By David Haviland, Beaumont Capital Management
Since 2009, bond purchases by the Fed have driven rates to historic lows. The money supply has ballooned. Primary liquidity of corporate bonds has been significantly reduced. These are massive structural changes to our bond markets.
The Fed and its Balance Sheet
The 2007-2009 financial crisis has had many unintended consequences. First, to lend liquidity into the financial system and to help lower bond prices and interest rates in an effort to stimulate our economy, the U.S. Federal Reserve Banks (Fed) started buying bonds. With these purchases, the Fed’s balance sheet ballooned to almost four and a half trillion dollars. Over 41% of this are bonds backed by U.S. household mortgages. Today about 12% of the country’s household mortgages (over $1.7 trillion), and
$2.5 trillion of our country’s treasury bonds, are now owned by the Fed, our Central Bank.
The Overstimulated Monetary Base
Our money supply, or monetary base, is simply the total amount of currency in circulation plus commercial bank deposit reserves. Since the crisis, in addition to the Fed’s balance sheet quintupling, our monetary base has quadrupled from ~$850 billion to $3.6 trillion. These are two of the largest forms of monetary stimulus used to prevent the Great Recession from becoming another Great Depression.
We are grateful to have avoided another depression, but how do we get rid of the stimulus outlined above without sparking new unintended consequences?
Meanwhile, from 1/1/08 to 12/31/16, the U.S. economy (real GDP) has only grown 12.3% or 1.3% annualized growth1. In 2016 the U.S. economy had a record 11th straight year with real GDP growth less than 3%2. Politics aside, we wonder if the economy has grown enough to absorb the stimulus outlined above. Put simply, the monetary stimulus that has been injected into our economy is larger than anything tried before and we are concerned that any hint of inflation may cause interest rates to rise rapidly due to this monetary stimulus leftover in the system. We also worry that if the Fed or another entity starts to sell a significant portion of the bonds it owns (large selling means more supply without increased demand) it will likely just add to the rising rate fire.
Now let’s discuss corporate bonds.
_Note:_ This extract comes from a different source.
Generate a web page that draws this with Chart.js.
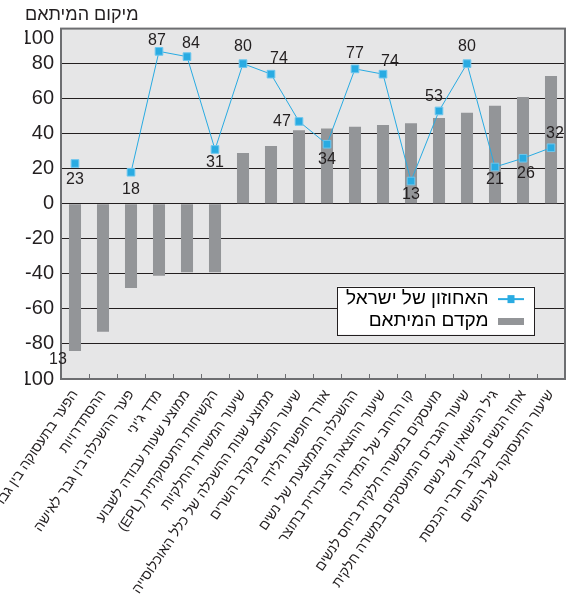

According to JPMorgan Asset Management, as of June of 2016, there were 4,333 stocks listed on U.S. exchanges. In comparison, according to PIMCO, there are over 300,000 corporate bonds issued and outstanding today. These typically trade over the counter and are non-standardized (meaning they have differing repayment seniority, covenants and indentures). PIMCO also shared that while the typical stock will trade 3,800 times per day, the most liquid corporate bonds only trade about 65-85 times a day. If liquidity were to begin to dry up like it did in 2007-2009, many bonds would not have a bid and could not be sold or only sold at fire sale prices.